So for example, you know, you could be cloud native in these days, and it's really quick to spin up that stack where you could use, you know, s 3 for storage and Starburst Galaxy for curation. And then use your favorite BI tool layered on top for analytics. And in a short amount of time, you're up and running and producing value, and that is really cool. And so that's sort of where I think the modern data stack is going, and it's allowing organizations to scale and mature and grow as much as they need to without locking you into specific architectures. Then for data mesh, on the other end of the spectrum, right, data mesh really doesn't make sense at the scale of a single modern data stack. Right? It's more of for large and complex enterprise companies, like a telecom or a financial services company. Something where you've got regulatory complexity on top of your physical complexity, your organizational complexity, your data complexity. And that's obviously not going to be an environment where you can spin up a quick modern data stack and call it a day. So there are typically completely independent business units with independent data strategies and architectures, structures, data.
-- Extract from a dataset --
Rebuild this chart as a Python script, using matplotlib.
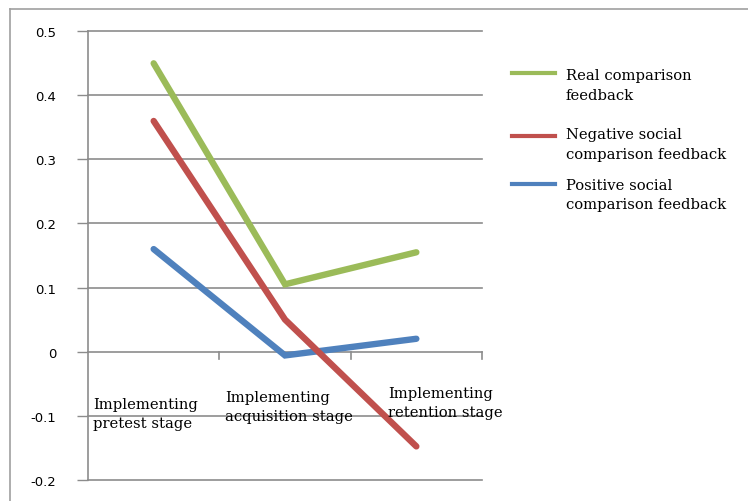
import matplotlib
matplotlib.use("Agg")
import matplotlib.pyplot as plt
from matplotlib.lines import Line2D

categories = ["Implementing\npretest stage",
              "Implementing\nacquisition stage",
              "Implementing\nretention stage"]
series_names = ["Real comparison\nfeedback",
                "Negative social\ncomparison feedback",
                "Positive social\ncomparison feedback"]
real_vals = [0.45, 0.105, 0.155]
negative_vals = [0.36, 0.05, -0.148]
positive_vals = [0.16, -0.006, 0.02]
yticks = [-0.2, -0.1, 0, 0.1, 0.2, 0.3, 0.4, 0.5]
ytick_labels = ["-0.2", "-0.1", "0", "0.1", "0.2", "0.3", "0.4", "0.5"]

colors = ["#9BBB59", "#C0504D", "#4F81BD"]
grid_c = "#8C8C8C"

W, H = 748, 502
fig = plt.figure(figsize=(W / 100, H / 100), dpi=100)
ax = fig.add_axes([88 / W, 1 - 480.7 / H, 394 / W, 448.4 / H])

x = list(range(len(categories)))
series = [real_vals, negative_vals, positive_vals]
zorders = [3, 4, 2]
for vals, c, name, z in zip(series, colors, series_names, zorders):
    ax.plot(x, vals, color=c, lw=4.6, solid_capstyle="round",
            solid_joinstyle="miter", label=name, zorder=z)

ax.set_xlim(-0.5, len(categories) - 0.5)
ax.set_ylim(-0.2, 0.5)
ax.set_yticks(yticks)
ax.set_yticklabels(ytick_labels, family="DejaVu Sans", fontsize=9.5)
ax.tick_params(axis="y", length=8, width=1, color=grid_c, pad=15)
ax.set_xticks([])
for s in ["top", "right", "bottom"]:
    ax.spines[s].set_visible(False)
ax.spines["left"].set_color(grid_c)
ax.spines["left"].set_linewidth(1.2)
for yv in yticks:
    ax.axhline(yv, color=grid_c, lw=1.2, zorder=1, clip_on=False)

# category boundary ticks on the zero line
for b in [0.5, 1.5, 2.5]:
    ax.plot([b, b], [0, -0.011], color=grid_c, lw=1.2, zorder=1, clip_on=False)

# category labels
tops = [398, 391, 387]
lefts = [93, 225, 388]
for lab, t, l in zip(categories, tops, lefts):
    fig.text(l / W, 1 - t / H, lab, family="DejaVu Serif", fontsize=10.6,
             ha="left", va="top", linespacing=1.5)

# legend (drawn manually: handle aligned with first text line)
handle_y = [74, 137, 185]
text_top = [69, 128, 179]
for name, c, hy, ty in zip(series_names, colors, handle_y, text_top):
    fig.add_artist(Line2D([512 / W, 555 / W], [1 - hy / H, 1 - hy / H],
                          transform=fig.transFigure, color=c, lw=3.0))
    fig.text(566 / W, 1 - ty / H, name, family="DejaVu Serif", fontsize=10.6,
             ha="left", va="top", linespacing=1.5)

# outer chart border
fig.add_artist(Line2D([10 / W, 1], [1 - 9.5 / H, 1 - 9.5 / H],
                      transform=fig.transFigure, color="#A0A0A0", lw=1.2))
fig.add_artist(Line2D([10 / W, 10 / W], [0, 1 - 9.5 / H],
                      transform=fig.transFigure, color="#A0A0A0", lw=1.2))

fig.savefig("out.png", dpi=100)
And in these cases, I think the idea of bringing your data together into a centralized store, the way you do with that modern data stack just isn't gonna fly. You know, organizations have tried this for years to have that single source of truth for data, and it was just never working. It's never truly a success. And that's what leads the idea of the data mesh, that centralized data architectures and organizations lead to the same challenges over and over and over again. And this is why digital transformations fail, and that's why we need to do better so that we can get business value out of the data at scale. So that's where Data Mesh comes in focusing on both the organizational and architectural decentralized data strategy.
[00:13:35] Unknown:
In terms of the sort of technical underpinnings of these different platforms, a lot of the conversation around the modern data stack has been centering around the different data warehouse vendors. Snowflake has definitely been getting a disproportionate amount of that focus. And as somebody who is working on and building a system that can act as 1 of those central clearing houses of information in the form of Trino and building out the sort of modern lake house paradigm where you're getting the benefits of the warehouse with the scale of the lake. I'm wondering how you think about the, sort of, the staying power of the current formulation of the modern data stack versus the overall principles that it's encompassing and some of the ways to the things like data virtualization as offered by Trino, etcetera, is able to facilitate some of the concepts that are core and central to the data mesh paradigm and some of the ways that those 2 can be sort of in synergy with each other versus at odds with each other.
[00:14:42] Unknown:
Yeah. And I think given that they're sort of coming in from different angles, whereas the modern data stack is more nimble and a faster solution, and data mesh on the other hand is a journey and an evolution of a strategy. You know, I think what's really interesting to me is where these 2 things intersect. Like, how can we be more intentional about transitioning from the modern data stack driven world where we're focusing on speed to value and then maturing thoughtfully into that decentralized and data product driven world. Right? And so I think the lakehouse can be a key part of that story too because the real benefit of the lakehouse is that it's providing the functionality of that warehouse, including that user experience and visibility of the data to the end users with the scale and the low and nearly linear cost per gig of a data lake. Right?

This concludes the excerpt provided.